Human review is explicit and fail-closed. In a multi-stage topology, mark selected nodes with
review: true and run with --hitl. At each declared point the operator must approve, request
changes, or abort. Requested changes rerun the same stage—with a maximum of three revision
cycles—before any downstream node starts. Closed/non-interactive stdin aborts rather than silently
approving. Decisions, comments, individual attempt outputs, and aggregate revision cost are stored
in the archive. See examples/aidlc-hitl.topology.yaml. The review surface is pluggable:
besides the terminal, cadora mcp serves the review gate over the Model Context Protocol to any MCP
client — Claude Code, Claude Desktop, or the Codex CLI (local stdio), or a networked client over
streamable HTTP. See docs/hitl-mcp.md.
Scan any existing workspace without running an agent:
cadora integrity ./my-project
cadora integrity ./my-project --json
The run lands in runs/<run-id>/ — manifest.json (ok, cost, model, structured gate status,
funding) + a per-node aidlc-docs/ snapshot + the event stream. The generated application code
lands in your workspace.
Funding (Claude Code)
Cadora defaults to your Claude Code subscription — it removes any ambient ANTHROPIC_API_KEY from the run so a stray key can't silently meter you. Metered API is explicit opt-in (--funding api).
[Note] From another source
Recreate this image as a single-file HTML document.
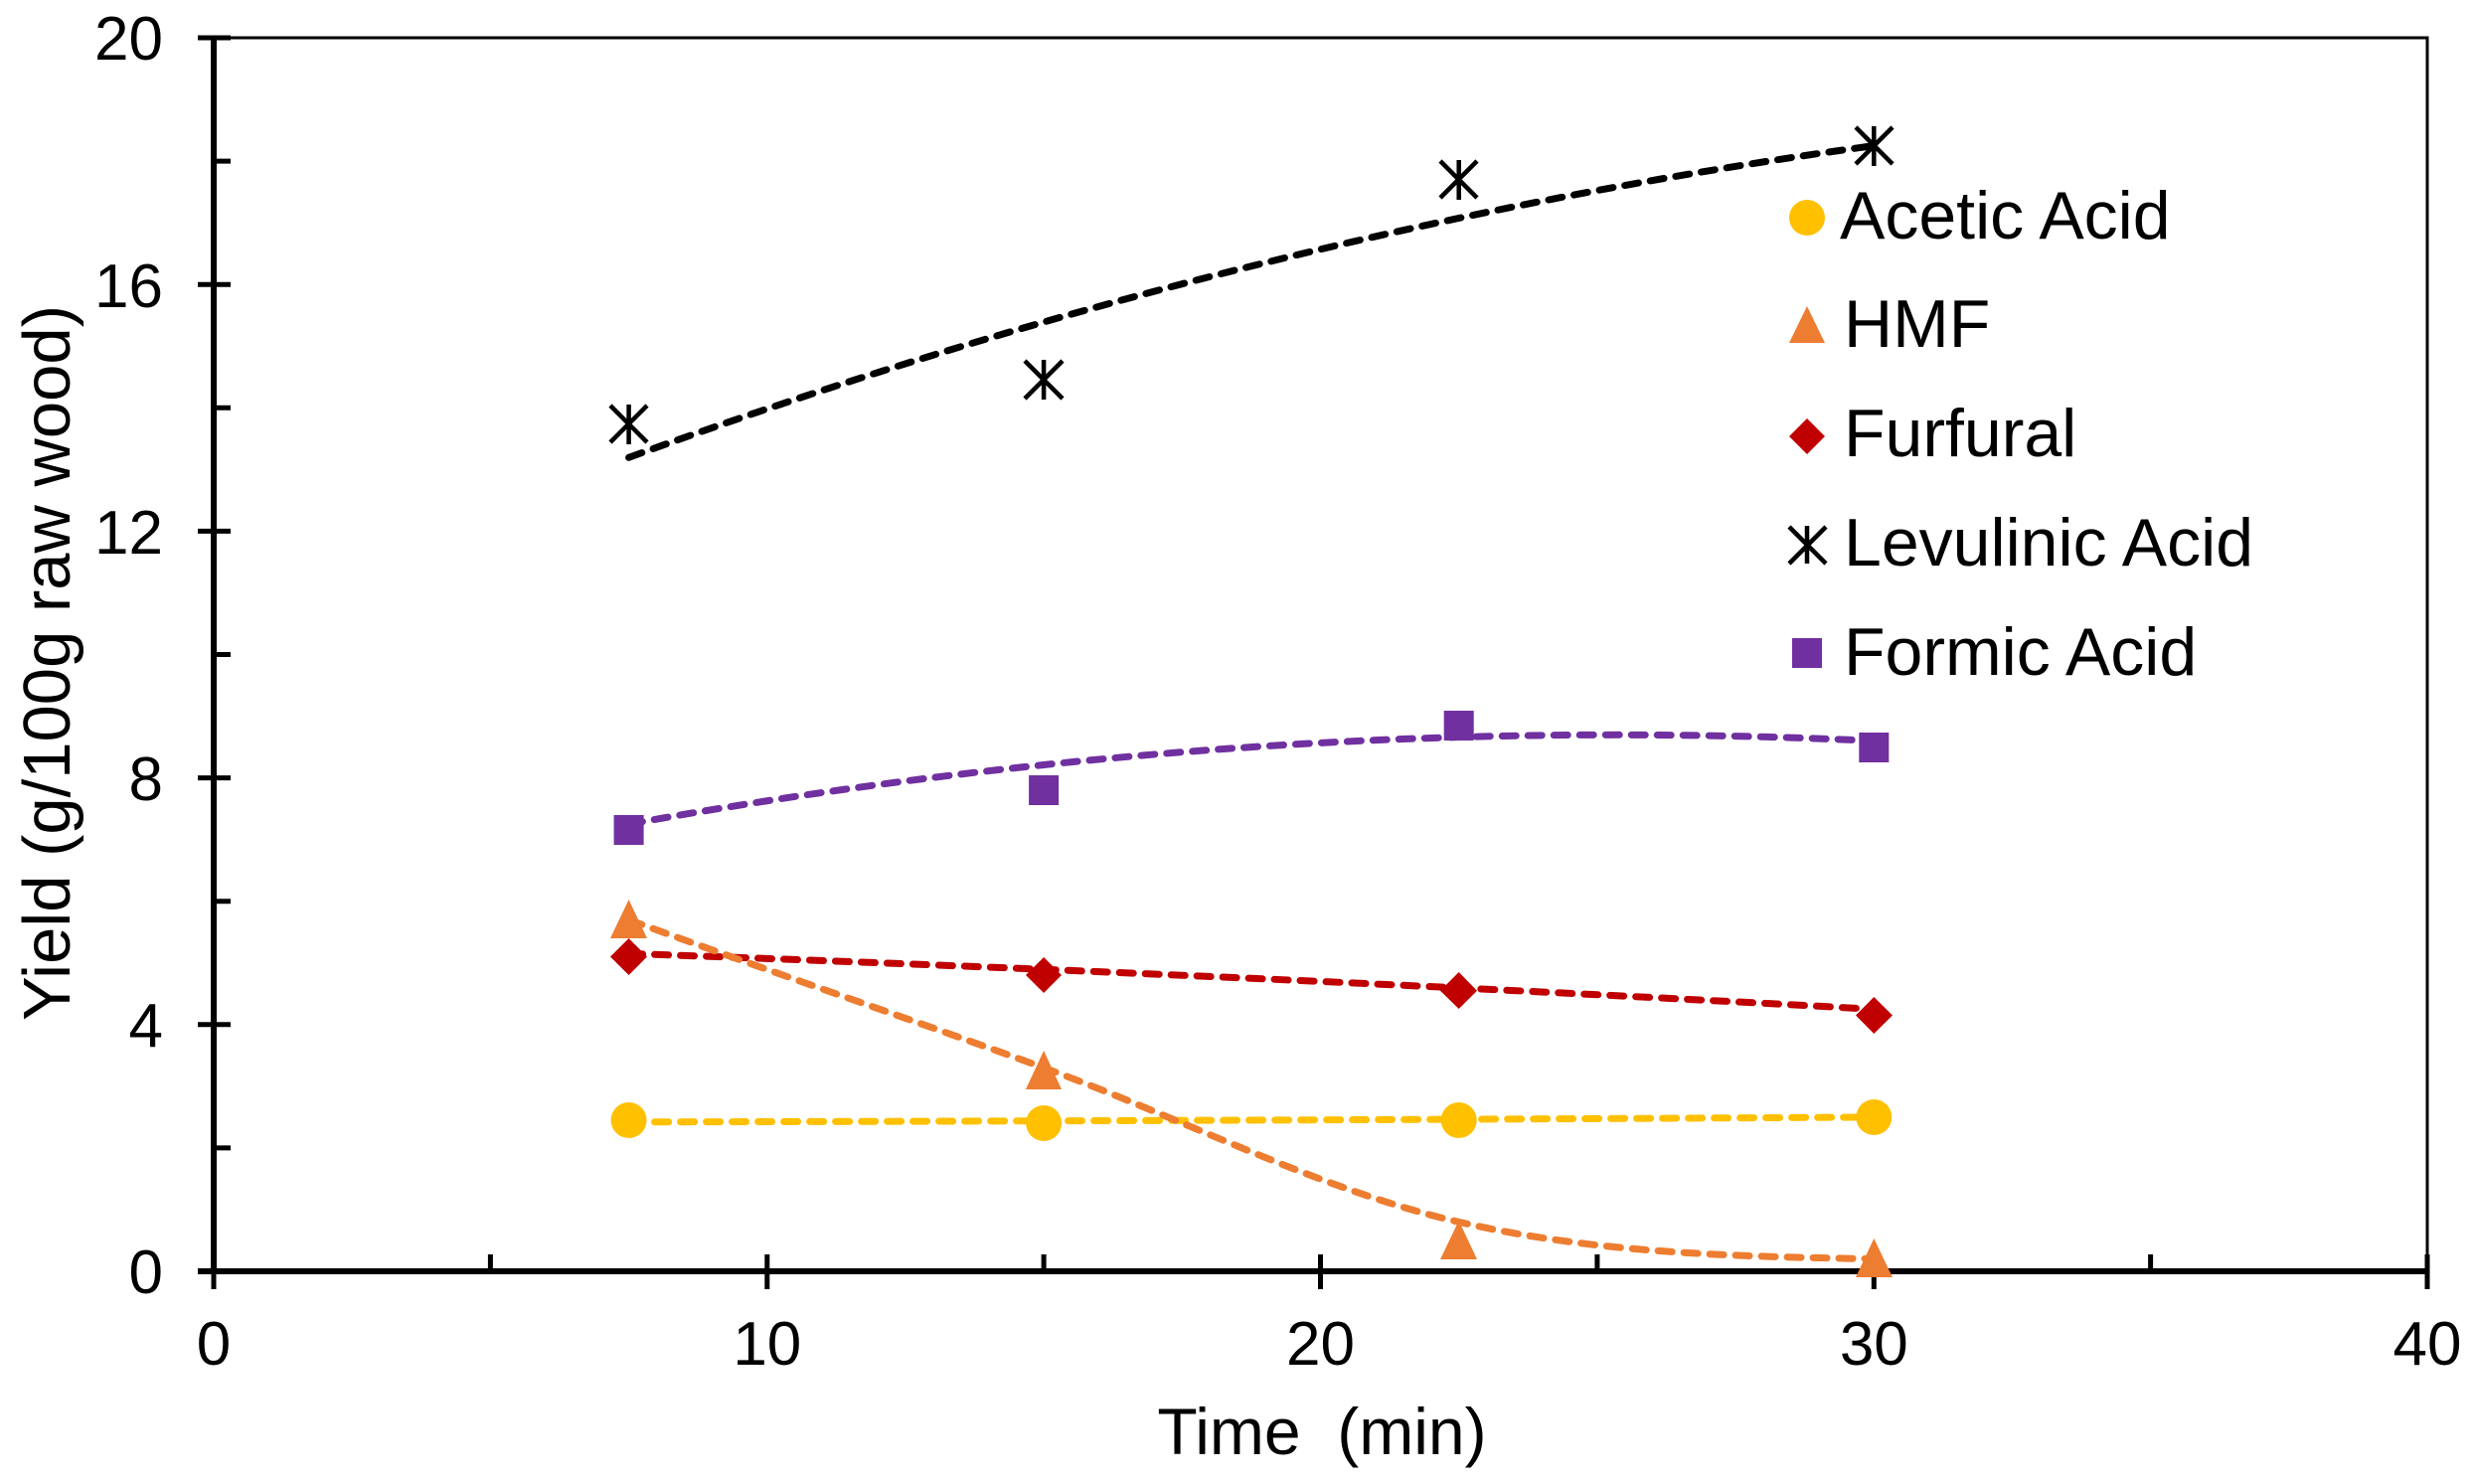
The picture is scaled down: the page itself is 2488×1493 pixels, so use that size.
<!DOCTYPE html>
<html><head><meta charset="utf-8"><style>html,body{margin:0;padding:0;background:#fff}</style></head>
<body>
<svg width="2488" height="1488" viewBox="0 0 2488 1488" xmlns="http://www.w3.org/2000/svg" font-family="Liberation Sans, Arial, sans-serif">
<rect width="2488" height="1488" fill="#fff"/>
<rect x="215" y="38" width="2227" height="1241" fill="none" stroke="#000" stroke-width="3"/>
<line x1="215" y1="38" x2="215" y2="1279" stroke="#000" stroke-width="6"/>
<line x1="199" y1="1279" x2="2442" y2="1279" stroke="#000" stroke-width="6"/>
<g stroke="#000" stroke-width="5">
<line x1="199" y1="1279" x2="232" y2="1279"/>
<line x1="199" y1="1030.8" x2="232" y2="1030.8"/>
<line x1="199" y1="782.6" x2="232" y2="782.6"/>
<line x1="199" y1="534.4" x2="232" y2="534.4"/>
<line x1="199" y1="286.2" x2="232" y2="286.2"/>
<line x1="199" y1="38" x2="232" y2="38"/>
<line x1="215" y1="1154.9" x2="232" y2="1154.9"/>
<line x1="215" y1="906.7" x2="232" y2="906.7"/>
<line x1="215" y1="658.5" x2="232" y2="658.5"/>
<line x1="215" y1="410.3" x2="232" y2="410.3"/>
<line x1="215" y1="162.1" x2="232" y2="162.1"/>
<line x1="215" y1="1262" x2="215" y2="1297"/>
<line x1="771.8" y1="1262" x2="771.8" y2="1297"/>
<line x1="1328.5" y1="1262" x2="1328.5" y2="1297"/>
<line x1="1885.3" y1="1262" x2="1885.3" y2="1297"/>
<line x1="2442" y1="1262" x2="2442" y2="1297"/>
<line x1="493.4" y1="1262" x2="493.4" y2="1279"/>
<line x1="1050.1" y1="1262" x2="1050.1" y2="1279"/>
<line x1="1606.9" y1="1262" x2="1606.9" y2="1279"/>
<line x1="2163.6" y1="1262" x2="2163.6" y2="1279"/>
</g>
<g font-size="62" fill="#000" text-anchor="end">
<text x="164" y="1301">0</text>
<text x="164" y="1053">4</text>
<text x="164" y="805">8</text>
<text x="164" y="557">12</text>
<text x="164" y="309">16</text>
<text x="164" y="60">20</text>
</g>
<g font-size="62" fill="#000" text-anchor="middle">
<text x="215" y="1373">0</text>
<text x="771.8" y="1373">10</text>
<text x="1328.5" y="1373">20</text>
<text x="1885.3" y="1373">30</text>
<text x="2442" y="1373">40</text>
</g>
<text x="1330" y="1463" font-size="66" text-anchor="middle" xml:space="preserve">Time  (min)</text>
<text transform="translate(70,667) rotate(-90)" font-size="67" text-anchor="middle">Yield (g/100g raw wood)</text>

<g fill="none" stroke-width="7" stroke-linecap="round" stroke-dasharray="14 12">
<path d="M632.6,460.3 Q1259,232.1 1885.3,146.6" stroke="#000"/>
<path d="M632.6,829.1 Q1259,715.9 1885.3,745.4" stroke="#7030a0"/>
<path d="M632.6,959.4 Q1259,981.2 1885.3,1015.3" stroke="#c00000"/>
<path d="M632.6,1128.8 Q1259,1127.6 1885.3,1123.9" stroke="#ffc000"/>
<path d="M632.6,925.3 C771.8,976.5 911,1023.5 1050.1,1074.2 C1189,1124.9 1328.5,1197.4 1467.7,1229.4 C1606.9,1261.4 1746,1264 1885.3,1266.6" stroke="#ed7d31"/>
</g>

<g fill="#ffc000">
<circle cx="632.6" cy="1127" r="18"/>
<circle cx="1050.1" cy="1130" r="18"/>
<circle cx="1467.7" cy="1127" r="18"/>
<circle cx="1885.3" cy="1124" r="18"/>
</g>
<g fill="#ed7d31">
<polygon points="632.6,905 614,944 651,944"/>
<polygon points="1050.1,1057 1032,1096 1068,1096"/>
<polygon points="1467.7,1228 1449,1267 1486,1267"/>
<polygon points="1885.3,1246 1867,1285 1904,1285"/>
</g>
<g fill="#c00000">
<polygon points="632.6,944 651,962.5 632.6,981 614,962.5"/>
<polygon points="1050.1,963 1068,981 1050.1,999 1032,981"/>
<polygon points="1467.7,978 1486,996.7 1467.7,1015 1449,996.7"/>
<polygon points="1885.3,1003 1904,1021.5 1885.3,1040 1867,1021.5"/>
</g>
<g fill="#7030a0">
<rect x="617.6" y="820" width="30" height="30"/>
<rect x="1035.1" y="780" width="30" height="30"/>
<rect x="1452.7" y="715" width="30" height="30"/>
<rect x="1870.3" y="737" width="30" height="30"/>
</g>
<g stroke="#000" stroke-width="4.5" fill="none">
<path d="M632.6,407v40M614,408l37,37M651,408l-37,37"/>
<path d="M1050.1,362v40M1031,363l38,38M1069,363l-38,38"/>
<path d="M1467.7,161v40M1449,162l37,37M1486,162l-37,37"/>
<path d="M1885.3,127v40M1867,128l37,37M1904,128l-37,37"/>
</g>

<circle cx="1818" cy="219" r="18" fill="#ffc000"/>
<polygon points="1818,308 1800,345 1836,345" fill="#ed7d31"/>
<polygon points="1818,421 1836,439 1818,457 1800,439" fill="#c00000"/>
<path d="M1818,529v38M1800,530l37,37M1837,530l-37,37" stroke="#000" stroke-width="4.5"/>
<rect x="1803" y="642" width="30" height="30" fill="#7030a0"/>
<g font-size="68" fill="#000">
<text x="1851" y="240">Acetic Acid</text>
<text x="1855" y="349">HMF</text>
<text x="1855" y="459">Furfural</text>
<text x="1855" y="569">Levulinic Acid</text>
<text x="1855" y="679">Formic Acid</text>
</g>
</svg>
</body></html>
Set the subscription token once with claude setup-token, or just be logged in to Claude Code.
The AI-DLC method
Cadora vendors the AWS AI-DLC rule-set (awslabs/aidlc-workflows, MIT-0) under cadora/aidlc_rules/ and installs it per run as backend-native project memory + .aidlc-rule-details/ (per-stage rules). v0.1.0 drives the lifecycle as a single autonomous session (examples/aidlc.topology.yaml); the per-stage DAG (examples/aidlc-stages.topology.yaml, one node per stage) is the roadmap.
Architecture
cadora/topology.py— the workflow DAG (schema + loader + dependency-ordered waves).cadora/executors/— theNodeExecutorseam + structured Claude Code and Codex CLI backends.cadora/mcp/— the MCP interface seam: serves the HITL review gate + run control to any MCP client (Claude Code/Desktop, Codex, or remote HTTP).cadora/workspace.py— install the AI-DLC rules + inputs into a run workspace.cadora/gates.py— deterministic-first gates (shell checks that block).cadora/archive.py— run capture (runs/<id>/manifest.json+ artifacts) +cadora archive ls/show.cadora/runner.py— wires it together.
See docs/ARCHITECTURE.md.
Roadmap
cadora eval / compare (deterministic AI-DLC compliance + LLM-judge over captured runs),
per-stage wave concurrency, hardening for Kiro/Antigravity, and a consulting deliverable pack.
License
MIT — see LICENSE. The vendored AI-DLC rules are MIT-0 (cadora/aidlc_rules/LICENSE).